YIKES at those prices! I can get a 12 cc syringe for 80 cents - $1 locally. 

You want luer slip not luer lock. You can look at a feed store or ag supply for different sized syringes. Here in CA they are pretty cheap, you do have to give your address and why you want them though. That even applies to mail order though. I just bought a box of 100 3 cc syringes for $25 at the farm supply, that is cheaper than what it would cost with shipping. You'll need 3 cc, 6 cc, and 12 cc. Not any larger than that I wouldn't think though.


----------



## TielTide (May 26, 2011)

I do not need syringes. 

I HAVE syringes (as I stated) what I need advice on are the handfeeding TIPS and the sizes I'll need for that.

Thanks!


----------



## tielfan (Aug 31, 2008)

My syringes don't require separate tips so I can't give advice. The picture shows the complete unit - a hollow cylinder with a plunger inside. That's plenty to get the job done.


----------



## Debbie05 (Feb 9, 2010)

I don't use those tips. I just use the syringe. I'd be afraid to stick those in a babies mouth, they look so long.


----------



## TielTide (May 26, 2011)

Scroll down, you'll see the tips and sizes available. 

srtiels recommended these tips in another thread, but didn't specify size of tip.


----------



## mitch2006 (Jan 15, 2011)

are you asking the amounts to feed chicks and the ages for it?
im confused here ...on what your question is?


----------



## mitch2006 (Jan 15, 2011)

i dont use tips on my syringes when i feed my chicks


----------



## TielTide (May 26, 2011)

No, I know the amounts to feed. I have syringes already (three sizes). What I'm asking, is what style TIP should I put on the syringes for handfeeding?

Some people suggest using the spoon tips, but I'm not a fan of those. I like the TIPS this site offers (scroll down to see the tips). 

What I need to know... is what SIZE of TIP should I get for what age of chick?


----------



## tielfan (Aug 31, 2008)

Better ask srtiels. She might be the only one here who knows!


----------



## TielTide (May 26, 2011)

lol, I'm starting to think that too.  Thanks everyone for the input though! Much appreciated.


----------



## tielfan (Aug 31, 2008)

Do you know what the advantage is to using a syringe with a separate tip? You need an attachable "hose" if you're going for gavage feeding, but I don't see how it would help with normal handfeeding (which is considered to be psychologically healthier for the chick).


----------



## TielTide (May 26, 2011)

Lower risk of aspiration if you're doing it right.


----------



## tielfan (Aug 31, 2008)

That's a good reason. I wonder if it's harder to do it right though. It looks like it could be difficult to aim with those long curvy tips.


----------



## TielTide (May 26, 2011)

They're flexible rubber, it would be easy enough to cut them down and smooth the tips.


----------



## Mentha (Jul 11, 2010)

The bird can't taste the food that way though. Only use tubes for sick birds. It's not advised to use tubes and gavages for healthy birds with a good feeding response. Too many times you could lose the tube or tear the esophagus. I can't see srtiels advising tube feeding for a healthy bird unless you really know what you are doing and have had someone show you in person how to do it, like a vet.


----------



## srtiels (May 1, 2009)

I use the 2.2 for hatchling to 7 days old, and the 3.2 for older chicks up to weaning. Do not cut the tip length.


----------



## Debbie05 (Feb 9, 2010)

I would think just using different size syringes would be easier. That's what I do.


----------



## TielTide (May 26, 2011)

I'm not planning on tube feeding. This will not be inserted into the crop.

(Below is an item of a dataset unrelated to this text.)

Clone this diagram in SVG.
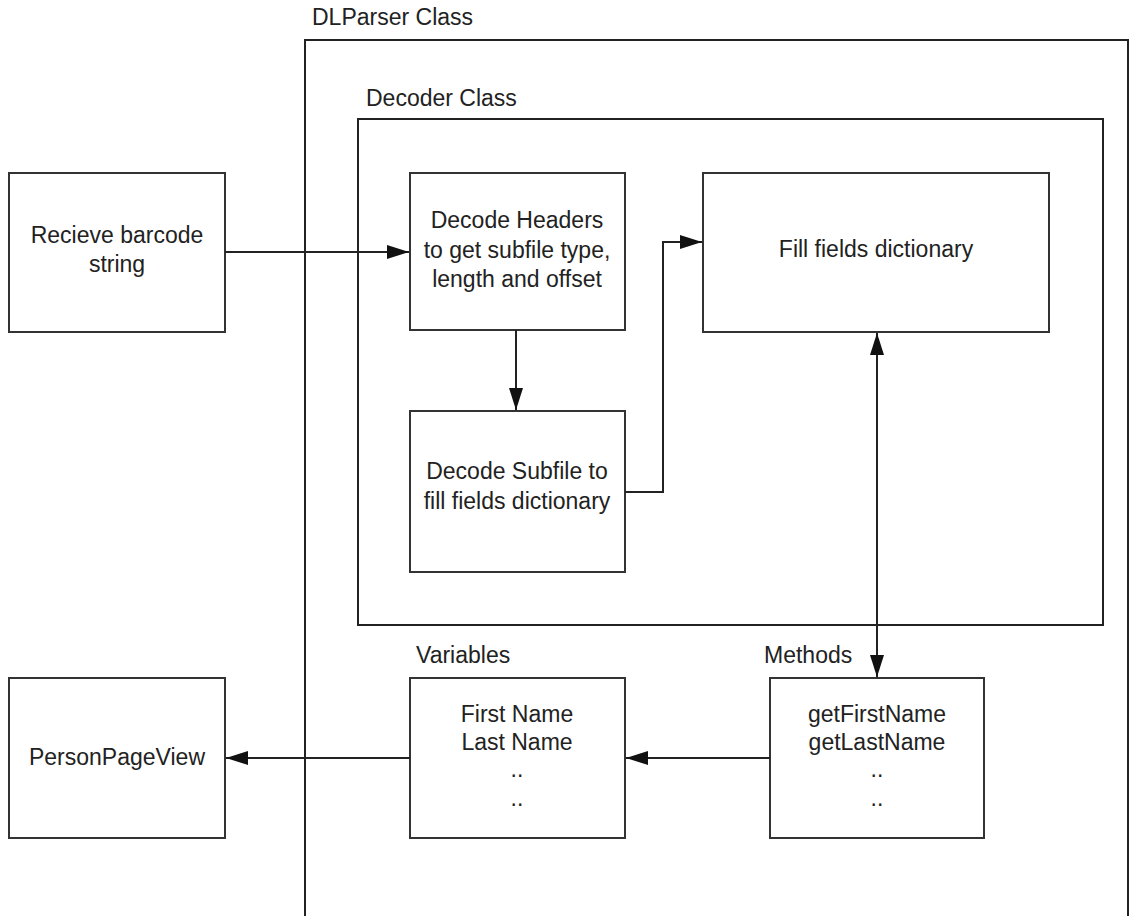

Thank you srtiels for understanding what I'm after here... lol I'll grab a couple of both.


----------



## mitch2006 (Jan 15, 2011)

TielTide said:


> I'm not planning on tube feeding. This will not be inserted into the crop.
> 
> Thank you srtiels for understanding what I'm after here... lol I'll grab a couple of both.


then why are you so interested in tube sizing if your not even gonna use it?
the syringe alone is good enough....ive never read/hear of people using these on a healthy chick ,other then for sick birds or to empty a crop.

you confuse me sorry


----------



## TielTide (May 26, 2011)

No problem, I apparently confuse a lot of people. 

Back when I was raising starlings and corvids I had all the right sized equipment. Tiels are so much tinier, so I don't have the necessary sizes for them. The type of syringes I use can not be used stand alone as a hand feeding device _safely_.

Thus I need something that will fit properly in the beak, with no threat of injuring the chick when they squirm or bob.

There is a proper way to do it without being too invasive and while decreasing the risk of asperation.


----------